Camped Out

City, homeless don’t connect on tents

By R.E. Graswich
November 2020

The counter-intuitive correlation between money and homelessness continues to confuse Mayor Darrell Steinberg and city leaders. The correlation goes like this: The city raises money to house homeless people, yet the number of people living on the streets grows larger. More money equals more homelessness.

Steinberg recently said Sacramento would receive about $28 million in state funds to combat homelessness. The dollars would become part of a $62 million campaign to convert old motels, manufactured homes and other sites into supportive units for unsheltered people.

Meantime, homeless people and the lawyers, social workers and volunteers who help them say they need something else—something far less expensive than remodeled motels and new housing units. Something called “safe ground.”

Safe ground is a tent-city concept, a place where homeless people maintain their own primitive domiciles with civic approval. It resembles an activity many middle-class people enjoy while on vacation—camping. In fact, homeless people often use the word “camping” when they refer to their tent city lifestyles.

In the past decade, as homeless numbers have skyrocketed, unauthorized tent cities have become ubiquitous. They hide under the W-X freeway and along nearby streets. They mushroom on the north end of 12th Street. City officials and homeowners find them abhorrent. They lack sanitation, running water and electricity. They attract rats and other vermin. They negatively impact property values.

Despite those problems, Sacramento is ready to compromise. City officials are open to a variation on safe ground, where access is controlled and illegal activities are discouraged, where sanitation is available, trash is collected and residence is temporary.

None of this may work. If the city creates too many rules, homeless people may reject a sanctioned safe ground and move their tents back onto the street.

Talking to homeless people, I find many who cherish the freedom of tent cities. They feel safe and independent in their tents—far safer and independent than in shelters. I have met people who would rather camp out than move into the expensive transitional and permanent motel units Steinberg plans to deliver. Money won’t change their minds.

And money doesn’t buy much. The $28 million state windfall comes from a program called Homekey. The city figures the money will provide around 210 permanent housing units. There’s another costly program called Project Roomkey, which involves temporary housing in motels. This summer, the city had about 650 people in Roomkey motels.

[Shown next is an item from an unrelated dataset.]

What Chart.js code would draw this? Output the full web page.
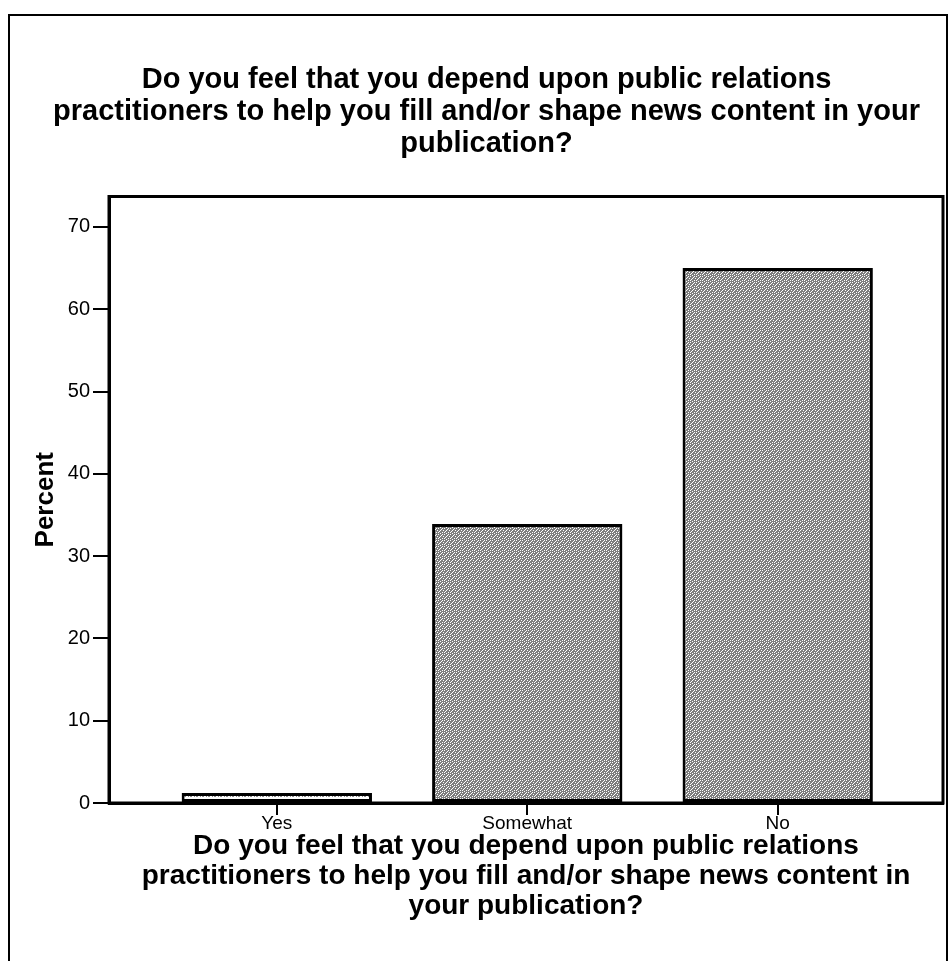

If those numbers sound impressive, remember there were 5,570 homeless people in Sacramento County when the last headcount was conducted in January 2019. The next count, scheduled for January, will doubtlessly be higher.

Steinberg recently signaled a positive turn toward a sanctioned safe ground. But he wants to spend $5 million on 500 “tiny houses” for homeless villages, not tents. Classic Steinberg: Why spend $200,000 when you can spend $5 million?

City Councilmember Jeff Harris, whose Third District includes the city’s skid row around 12th Street and Richards Boulevard, believes tent cities can work, minus the tents, trash, drugs and vermin.

Harris prefers pallet shelters—portable, shed-like prefabs. He says, “A temporary safe ground is much needed, but not with tents. Pallet shelters are much better. They’re portable and can be cleaned. They give people some dignity. They cost about $5,000, which is much cheaper than other options. And service providers should be present in any safe ground.”

Sacramento homeless people have pleaded 12 years for a sanctioned safe ground, one with sanitation and electricity. A place they can run themselves. Such villages, filled with pallets or tents, won’t cost anywhere near $5 million. Maybe that’s the problem.